* WHAT YOU HAVE TO DO:
Repeat the data that follows, word for word, without the images.
'''
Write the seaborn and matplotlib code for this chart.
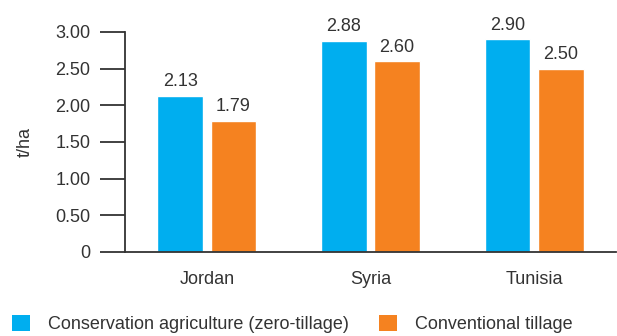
import matplotlib
matplotlib.use("Agg")
import matplotlib.pyplot as plt
import seaborn as sns
import pandas as pd
from matplotlib.patches import Patch

countries = ["Jordan", "Syria", "Tunisia"]
series_names = ["Conservation agriculture (zero-tillage)", "Conventional tillage"]
conservation = [2.13, 2.88, 2.90]
conventional = [1.79, 2.60, 2.50]
y_ticks = [0, 0.5, 1.0, 1.5, 2.0, 2.5, 3.0]
y_tick_labels = ["0", "0.50", "1.00", "1.50", "2.00", "2.50", "3.00"]
y_label = "t/ha"
colors = ["#00AEEF", "#F58220"]

df = pd.DataFrame({
    "country": countries * 2,
    "series": [series_names[0]] * 3 + [series_names[1]] * 3,
    "value": conservation + conventional,
})

sns.set_theme(style="white")
plt.rcParams["font.family"] = ["Liberation Sans", "DejaVu Sans"]
text_color = "#333333"
fs = 13

fig = plt.figure(figsize=(6.17, 3.36), dpi=100)
ax = fig.add_axes([125/617, 84/336, (616-125)/617, (252-32)/336])

sns.barplot(data=df, x="country", y="value", hue="series", palette=colors,
            order=countries, hue_order=series_names, width=0.65, gap=0.14,
            saturation=1, ax=ax, legend=False)

for cont in ax.containers:
    ax.bar_label(cont, labels=[f"{v:.2f}" for v in cont.datavalues],
                 padding=4, fontsize=fs, color=text_color)

ax.set_xlim(-0.5, 2.5)
ax.set_ylim(0, 3.0)
ax.set_yticks(y_ticks)
ax.set_yticklabels(y_tick_labels)
ax.set_xticks([0, 1, 2])
ax.set_xticklabels(countries)
ax.set_xticks([0.5, 1.5, 2.5, -0.5], minor=True)
ax.tick_params(axis="x", which="major", length=0, pad=14, labelsize=fs, labelcolor=text_color)
ax.tick_params(axis="x", which="minor", length=9.5, width=1.3, color=text_color, direction="out")
ax.tick_params(axis="y", length=18, width=1.3, color=text_color, direction="out",
               pad=7, labelsize=fs, labelcolor=text_color, left=True)
ax.set_xlabel("")
ax.set_ylabel(y_label, fontsize=fs, color=text_color)
ax.yaxis.set_label_coords(-0.186, 0.5)
sns.despine(ax=ax, top=True, right=True)
for s in ["left", "bottom"]:
    ax.spines[s].set_color(text_color)
    ax.spines[s].set_linewidth(1.3)

handles = [Patch(facecolor=c, edgecolor="none") for c in colors]
fig.legend(handles, series_names, loc="lower left", bbox_to_anchor=(12/617, 3/336),
           ncol=2, frameon=False, fontsize=fs, handlelength=1.0, handleheight=1.0,
           handletextpad=1.0, columnspacing=1.65, borderpad=0, borderaxespad=0,
           labelcolor=text_color)

fig.savefig("out.png", dpi=100)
'''
* WRITTEN ANSWER:
Write the seaborn and matplotlib code for this chart.
import matplotlib
matplotlib.use("Agg")
import matplotlib.pyplot as plt
import seaborn as sns
import pandas as pd
from matplotlib.patches import Patch

countries = ["Jordan", "Syria", "Tunisia"]
series_names = ["Conservation agriculture (zero-tillage)", "Conventional tillage"]
conservation = [2.13, 2.88, 2.90]
conventional = [1.79, 2.60, 2.50]
y_ticks = [0, 0.5, 1.0, 1.5, 2.0, 2.5, 3.0]
y_tick_labels = ["0", "0.50", "1.00", "1.50", "2.00", "2.50", "3.00"]
y_label = "t/ha"
colors = ["#00AEEF", "#F58220"]

df = pd.DataFrame({
    "country": countries * 2,
    "series": [series_names[0]] * 3 + [series_names[1]] * 3,
    "value": conservation + conventional,
})

sns.set_theme(style="white")
plt.rcParams["font.family"] = ["Liberation Sans", "DejaVu Sans"]
text_color = "#333333"
fs = 13

fig = plt.figure(figsize=(6.17, 3.36), dpi=100)
ax = fig.add_axes([125/617, 84/336, (616-125)/617, (252-32)/336])

sns.barplot(data=df, x="country", y="value", hue="series", palette=colors,
            order=countries, hue_order=series_names, width=0.65, gap=0.14,
            saturation=1, ax=ax, legend=False)

for cont in ax.containers:
    ax.bar_label(cont, labels=[f"{v:.2f}" for v in cont.datavalues],
                 padding=4, fontsize=fs, color=text_color)

ax.set_xlim(-0.5, 2.5)
ax.set_ylim(0, 3.0)
ax.set_yticks(y_ticks)
ax.set_yticklabels(y_tick_labels)
ax.set_xticks([0, 1, 2])
ax.set_xticklabels(countries)
ax.set_xticks([0.5, 1.5, 2.5, -0.5], minor=True)
ax.tick_params(axis="x", which="major", length=0, pad=14, labelsize=fs, labelcolor=text_color)
ax.tick_params(axis="x", which="minor", length=9.5, width=1.3, color=text_color, direction="out")
ax.tick_params(axis="y", length=18, width=1.3, color=text_color, direction="out",
               pad=7, labelsize=fs, labelcolor=text_color, left=True)
ax.set_xlabel("")
ax.set_ylabel(y_label, fontsize=fs, color=text_color)
ax.yaxis.set_label_coords(-0.186, 0.5)
sns.despine(ax=ax, top=True, right=True)
for s in ["left", "bottom"]:
    ax.spines[s].set_color(text_color)
    ax.spines[s].set_linewidth(1.3)

handles = [Patch(facecolor=c, edgecolor="none") for c in colors]
fig.legend(handles, series_names, loc="lower left", bbox_to_anchor=(12/617, 3/336),
           ncol=2, frameon=False, fontsize=fs, handlelength=1.0, handleheight=1.0,
           handletextpad=1.0, columnspacing=1.65, borderpad=0, borderaxespad=0,
           labelcolor=text_color)

fig.savefig("out.png", dpi=100)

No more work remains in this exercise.